:: Aim of the task ::
Copy everything in the data below exactly except the pictures.

:: Source material ::

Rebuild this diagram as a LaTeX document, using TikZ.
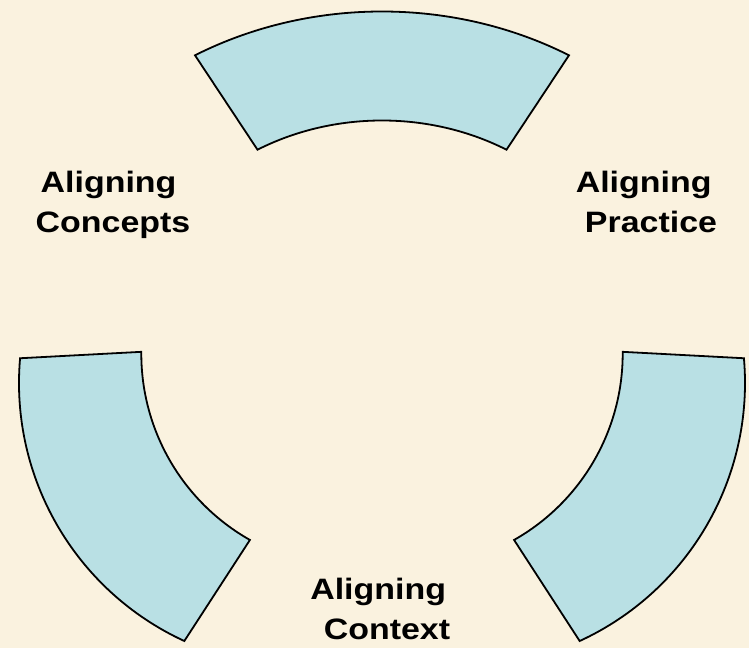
\documentclass[tikz,border=0pt]{standalone}
\usepackage{fontspec}
\usepackage{tikz}
\newfontfamily\lblfont[FakeStretch=1.15]{Liberation Sans}
\definecolor{c_back}{RGB}{250,242,223}
\definecolor{c_arc}{RGB}{185,224,228}
\tikzset{c-sector/.style={draw=black, line width=1.8pt, fill=c_arc, line join=miter},
c-label/.style={font=\lblfont\bfseries\fontsize{29.5}{40}\selectfont, align=center, inner sep=0pt, anchor=base}}

\begin{document}
\begin{tikzpicture}[x=1pt, y=1pt]
\fill[c_back] (-382,-309.5) rectangle (367,338.5);
\useasboundingbox (-382,-309.5) rectangle (367,338.5);
% top sector
\draw[c-sector] (120:374 and 327) arc[start angle=120, end angle=60, x radius=374, y radius=327]
  -- (60:249 and 218) arc[start angle=60, end angle=120, x radius=249, y radius=218] -- cycle;
% left sector
\draw[c-sector] ([shift={(-79,-44.5)}]175:284) arc[start angle=175, end angle=245.3, radius=284]
  -- ([shift={(-26.7,-15.2)}]240.5:214) arc[start angle=240.5, end angle=179.5, radius=214] -- cycle;
% right sector
\draw[c-sector] ([shift={(79,-44.5)}]5:284) arc[start angle=5, end angle=-65.3, radius=284]
  -- ([shift={(26.7,-15.2)}]-60.5:214) arc[start angle=-60.5, end angle=0.5, radius=214] -- cycle;
% labels (base = last line)
\node (concepts) [c-label] at (-269,106) {Aligning\hspace*{.3em}\\Concepts};
\node (practice) [c-label] at (269,106) {Aligning\hspace*{.5em}\\Practice};
\node (context) [c-label] at (5,-300.5) {Aligning\hspace*{.6em}\\Context};
\end{tikzpicture}
\end{document}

:: Written answer ::
Rebuild this diagram as a LaTeX document, using TikZ.
\documentclass[tikz,border=0pt]{standalone}
\usepackage{fontspec}
\usepackage{tikz}
\newfontfamily\lblfont[FakeStretch=1.15]{Liberation Sans}
\definecolor{c_back}{RGB}{250,242,223}
\definecolor{c_arc}{RGB}{185,224,228}
\tikzset{c-sector/.style={draw=black, line width=1.8pt, fill=c_arc, line join=miter},
c-label/.style={font=\lblfont\bfseries\fontsize{29.5}{40}\selectfont, align=center, inner sep=0pt, anchor=base}}

\begin{document}
\begin{tikzpicture}[x=1pt, y=1pt]
\fill[c_back] (-382,-309.5) rectangle (367,338.5);
\useasboundingbox (-382,-309.5) rectangle (367,338.5);
% top sector
\draw[c-sector] (120:374 and 327) arc[start angle=120, end angle=60, x radius=374, y radius=327]
  -- (60:249 and 218) arc[start angle=60, end angle=120, x radius=249, y radius=218] -- cycle;
% left sector
\draw[c-sector] ([shift={(-79,-44.5)}]175:284) arc[start angle=175, end angle=245.3, radius=284]
  -- ([shift={(-26.7,-15.2)}]240.5:214) arc[start angle=240.5, end angle=179.5, radius=214] -- cycle;
% right sector
\draw[c-sector] ([shift={(79,-44.5)}]5:284) arc[start angle=5, end angle=-65.3, radius=284]
  -- ([shift={(26.7,-15.2)}]-60.5:214) arc[start angle=-60.5, end angle=0.5, radius=214] -- cycle;
% labels (base = last line)
\node (concepts) [c-label] at (-269,106) {Aligning\hspace*{.3em}\\Concepts};
\node (practice) [c-label] at (269,106) {Aligning\hspace*{.5em}\\Practice};
\node (context) [c-label] at (5,-300.5) {Aligning\hspace*{.6em}\\Context};
\end{tikzpicture}
\end{document}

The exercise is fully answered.